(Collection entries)
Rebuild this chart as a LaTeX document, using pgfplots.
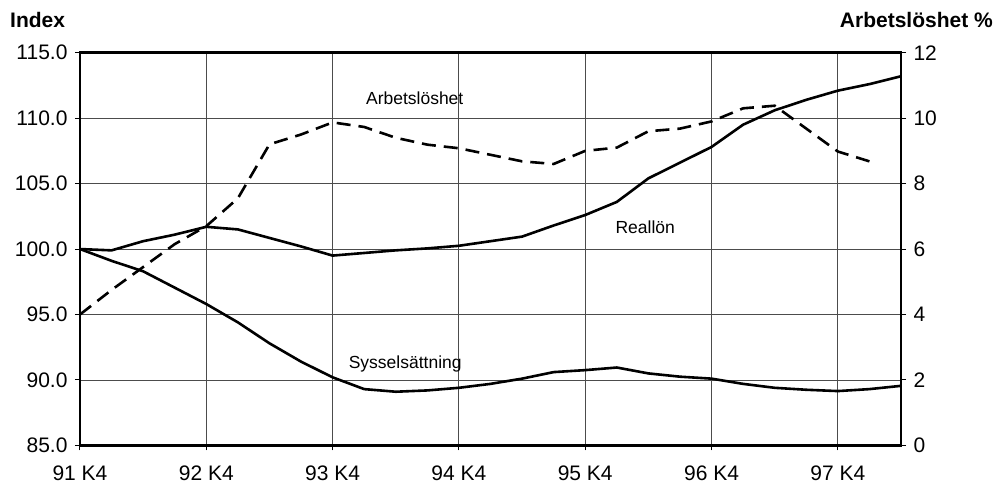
\documentclass[border=0pt]{standalone}
\usepackage{fontspec}
\setmainfont{Liberation Sans}
\usepackage{pgfplots}
\pgfplotsset{compat=1.18}
\begin{document}
\begin{tikzpicture}
\path[use as bounding box] (-80pt,-44.6pt) rectangle (919pt,445.4pt);
\begin{axis}[
  at={(0pt,0pt)}, anchor=south west,
  scale only axis, width=821pt, height=392.7pt,
  xmin=0, xmax=26, ymin=85, ymax=115,
  xtick={0,4,...,24},
  xticklabels={91 K4,92 K4,93 K4,94 K4,95 K4,96 K4,97 K4},
  ytick={85,90,...,115},
  xtick pos=bottom, ytick pos=left,
  tick align=outside, major tick length=5pt,
  tick style={line width=1pt, black},
  grid=major, grid style={line width=0.9pt, black!70},
  axis line style={line width=2.6pt},
  tick label style={font=\fontsize{21}{25}\selectfont},
  yticklabel style={/pgf/number format/fixed, /pgf/number format/fixed zerofill, /pgf/number format/precision=1, /pgf/number format/assume math mode=true, xshift=-4pt},
  xticklabel style={yshift=-12pt},
  clip=false,
]
\addplot[line width=2.6pt, black] coordinates {
(0,100.0) (1,99.9) (2,100.6) (3,101.1) (4,101.7) (5,101.5) (6,100.85) (7,100.2)
(8,99.5) (9,99.7) (10,99.9) (11,100.05) (12,100.25) (13,100.6) (14,100.95) (15,101.8)
(16,102.6) (17,103.6) (18,105.4) (19,106.6) (20,107.8) (21,109.5) (22,110.6) (23,111.4)
(24,112.1) (25,112.6) (26,113.2)};
\addplot[line width=2.6pt, black] coordinates {
(0,100.0) (1,99.1) (2,98.3) (3,97.05) (4,95.8) (5,94.4) (6,92.8) (7,91.4)
(8,90.2) (9,89.3) (10,89.1) (11,89.2) (12,89.4) (13,89.7) (14,90.1) (15,90.6)
(16,90.75) (17,90.95) (18,90.5) (19,90.25) (20,90.1) (21,89.7) (22,89.4) (23,89.25)
(24,89.15) (25,89.3) (26,89.55)};
\node[font=\fontsize{17.5}{20}\selectfont] at (axis cs:10.6,111.55) {Arbetslöshet};
\node[font=\fontsize{17.5}{20}\selectfont] at (axis cs:17.9,101.7) {Reallön};
\node[font=\fontsize{17.5}{20}\selectfont] at (axis cs:10.3,91.2) {Sysselsättning};
\end{axis}
\begin{axis}[
  at={(0pt,0pt)}, anchor=south west,
  scale only axis, width=821pt, height=392.7pt,
  xmin=0, xmax=26, ymin=0, ymax=12,
  axis x line=none, axis y line*=right,
  ytick={0,2,...,12},
  tick align=outside, major tick length=5pt,
  tick style={line width=1pt, black},
  axis line style={line width=2.6pt},
  tick label style={font=\fontsize{21}{25}\selectfont},
  yticklabel style={/pgf/number format/assume math mode=true, xshift=4pt},
]
\addplot[line width=2.6pt, black, dash pattern=on 14pt off 8pt] coordinates {
(0,4.0) (1,4.75) (2,5.45) (3,6.15) (4,6.7) (5,7.55) (6,9.2) (7,9.5)
(8,9.87) (9,9.73) (10,9.4) (11,9.19) (12,9.08) (13,8.88) (14,8.68) (15,8.6)
(16,9.0) (17,9.1) (18,9.6) (19,9.68) (20,9.9) (21,10.3) (22,10.38) (23,9.68)
(24,8.98) (25,8.68)};
\end{axis}
\node[anchor=west, inner sep=0pt, font=\bfseries\fontsize{21}{25}\selectfont] at (-70pt,425.4pt) {Index};
\node[anchor=east, inner sep=0pt, font=\bfseries\fontsize{21}{25}\selectfont] at (913pt,425.4pt) {Arbetslöshet \%};
\end{tikzpicture}
\end{document}
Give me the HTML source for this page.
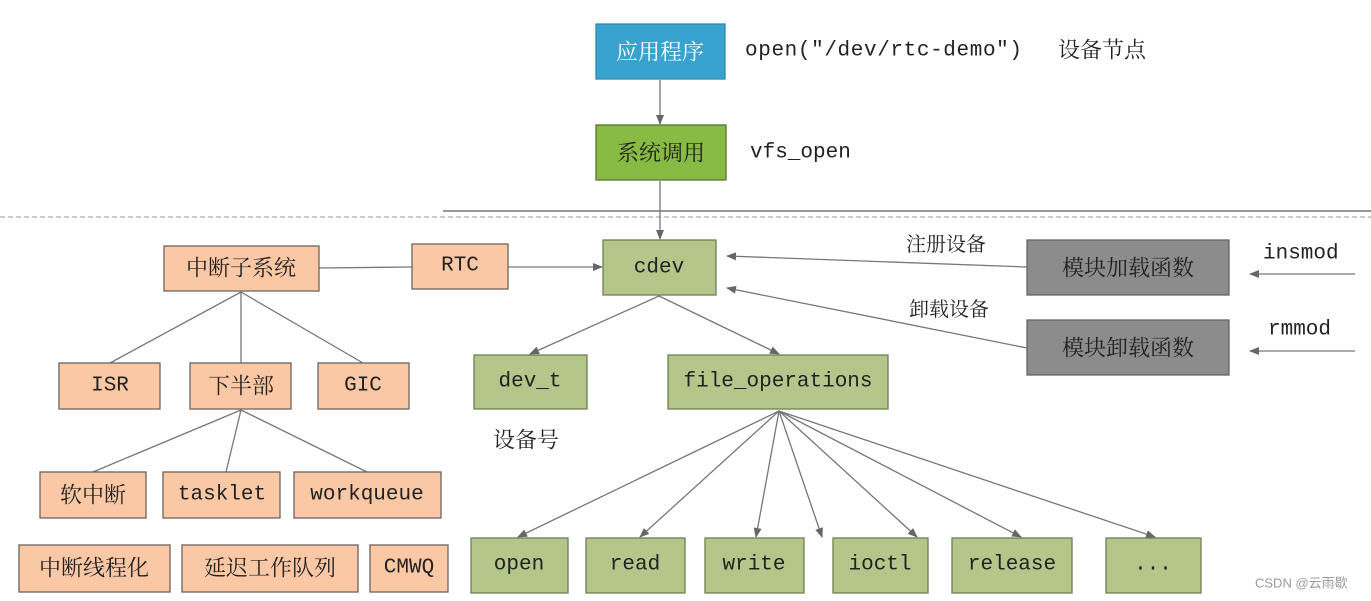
<!DOCTYPE html>
<html><head><meta charset="utf-8"><style>
html,body{margin:0;padding:0;background:#fff;}
svg{display:block}
.m{font-family:"Liberation Mono","Noto Serif CJK SC",monospace;font-size:21px;fill:#222}
.c{font-family:"Liberation Serif","Noto Serif CJK SC",serif;font-size:22px;fill:#222}
</style></head><body>
<svg width="1371" height="601" viewBox="0 0 1371 601" xmlns="http://www.w3.org/2000/svg">
<defs><marker id="a" markerWidth="10" markerHeight="8" refX="9" refY="4" orient="auto" markerUnits="userSpaceOnUse"><path d="M0,0 L10,4 L0,8 Z" fill="#666"/></marker></defs>
<line x1="443" y1="211" x2="1371" y2="211" stroke="#777" stroke-width="1.5"/>
<line x1="0" y1="217" x2="1371" y2="217" stroke="#aaa" stroke-width="1.2" stroke-dasharray="5,3"/>
<g stroke="#777" stroke-width="1.3" fill="none">
<line x1="660" y1="80" x2="660" y2="124" marker-end="url(#a)"/>
<line x1="660" y1="181" x2="660" y2="239" marker-end="url(#a)"/>
<line x1="319" y1="268" x2="412" y2="267"/>
<line x1="508" y1="267" x2="602" y2="267" marker-end="url(#a)"/>
<line x1="241" y1="292" x2="110" y2="363"/>
<line x1="241" y1="292" x2="241" y2="363"/>
<line x1="241" y1="292" x2="363" y2="363"/>
<line x1="241" y1="410" x2="93" y2="472"/>
<line x1="241" y1="410" x2="226" y2="472"/>
<line x1="241" y1="410" x2="367" y2="472"/>
<line x1="659" y1="296" x2="530" y2="354" marker-end="url(#a)"/>
<line x1="659" y1="296" x2="779" y2="354" marker-end="url(#a)"/>
<line x1="1027" y1="267" x2="727" y2="256" marker-end="url(#a)"/>
<line x1="1027" y1="348" x2="727" y2="288" marker-end="url(#a)"/>
<line x1="1355" y1="274" x2="1250" y2="274" marker-end="url(#a)"/>
<line x1="1355" y1="351" x2="1250" y2="351" marker-end="url(#a)"/>
<line x1="779" y1="411" x2="518" y2="537" marker-end="url(#a)"/>
<line x1="779" y1="411" x2="640" y2="537" marker-end="url(#a)"/>
<line x1="779" y1="411" x2="756" y2="537" marker-end="url(#a)"/>
<line x1="779" y1="411" x2="822" y2="537" marker-end="url(#a)"/>
<line x1="779" y1="411" x2="917" y2="537" marker-end="url(#a)"/>
<line x1="779" y1="411" x2="1021" y2="537" marker-end="url(#a)"/>
<line x1="779" y1="411" x2="1155" y2="537" marker-end="url(#a)"/>
</g>
<g stroke-width="1.3">
<rect x="596" y="24" width="129" height="55" fill="#38a3cf" stroke="#2f89b0"/>
<rect x="596" y="125" width="130" height="55" fill="#88bb44" stroke="#557730"/>
<g fill="#b4c68a" stroke="#6f7f52">
<rect x="603" y="240" width="113" height="55"/>
<rect x="474" y="355" width="113" height="54"/>
<rect x="668" y="355" width="220" height="54"/>
<rect x="471" y="538" width="97" height="55"/>
<rect x="586" y="538" width="99" height="55"/>
<rect x="705" y="538" width="99" height="55"/>
<rect x="833" y="538" width="95" height="55"/>
<rect x="952" y="538" width="120" height="55"/>
<rect x="1106" y="538" width="95" height="55"/>
</g>
<g fill="#fbc8a6" stroke="#6e625a">
<rect x="164" y="246" width="155" height="45"/>
<rect x="412" y="244" width="96" height="45"/>
<rect x="59" y="363" width="101" height="46"/>
<rect x="190" y="363" width="101" height="46"/>
<rect x="318" y="363" width="91" height="46"/>
<rect x="40" y="472" width="106" height="46"/>
<rect x="163" y="472" width="117" height="46"/>
<rect x="294" y="472" width="147" height="46"/>
<rect x="19" y="545" width="151" height="47"/>
<rect x="182" y="545" width="176" height="47"/>
<rect x="370" y="545" width="78" height="47"/>
</g>
<g fill="#8c8c8c" stroke="#666">
<rect x="1027" y="240" width="202" height="55"/>
<rect x="1027" y="320" width="202" height="55"/>
</g>
</g>
<g text-anchor="middle" dominant-baseline="central">
<text class="c" x="660" y="52" style="fill:#fff">应用程序</text>
<text class="c" x="661" y="153">系统调用</text>
<text class="m" x="659" y="268">cdev</text>
<text class="m" x="530" y="382">dev_t</text>
<text class="m" x="778" y="382">file_operations</text>
<text class="m" x="519" y="565">open</text>
<text class="m" x="635" y="565">read</text>
<text class="m" x="754" y="565">write</text>
<text class="m" x="880" y="565">ioctl</text>
<text class="m" x="1012" y="565">release</text>
<text class="m" x="1153" y="565">...</text>
<text class="c" x="241" y="268">中断子系统</text>
<text class="m" x="460" y="266">RTC</text>
<text class="m" x="110" y="386">ISR</text>
<text class="c" x="241" y="386">下半部</text>
<text class="m" x="363" y="386">GIC</text>
<text class="c" x="93" y="495">软中断</text>
<text class="m" x="222" y="495">tasklet</text>
<text class="m" x="367" y="495">workqueue</text>
<text class="c" x="94" y="568">中断线程化</text>
<text class="c" x="270" y="568">延迟工作队列</text>
<text class="m" x="409" y="568">CMWQ</text>
<text class="c" x="1128" y="268">模块加载函数</text>
<text class="c" x="1128" y="348">模块卸载函数</text>
</g>
<g dominant-baseline="central">
<text class="m" x="745" y="51" textLength="277">open("/dev/rtc-demo")</text>
<text class="c" x="1058" y="50">设备节点</text>
<text class="m" x="750" y="153">vfs_open</text>
<text class="c" x="493" y="440">设备号</text>
<text class="c" x="906" y="245" style="font-size:20px">注册设备</text>
<text class="c" x="909" y="310" style="font-size:20px">卸载设备</text>
<text class="m" x="1263" y="254">insmod</text>
<text class="m" x="1268" y="330">rmmod</text>
<text x="1255" y="583" style="font-family:'Liberation Sans','Noto Sans CJK SC',sans-serif;font-size:13px;fill:#999">CSDN @云雨歇</text>
</g>
</svg>
</body></html>
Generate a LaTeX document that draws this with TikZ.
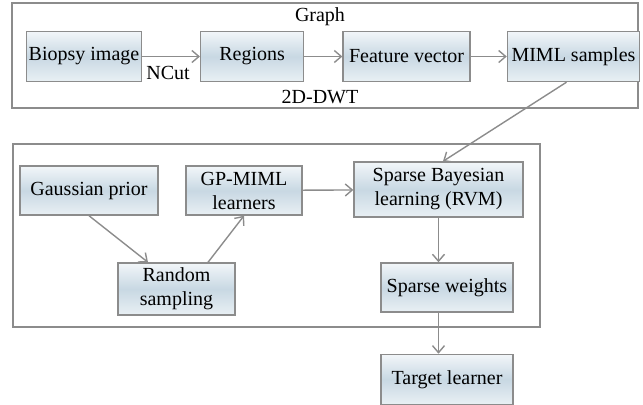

What is expected
Sift the material for lines with the string "this". Copy each one found.

Answer to the exercise
Rebuild this chart as a LaTeX document, using pgfplots.
Give me the HTML source for this page.
Generate a LaTeX document that draws this with TikZ.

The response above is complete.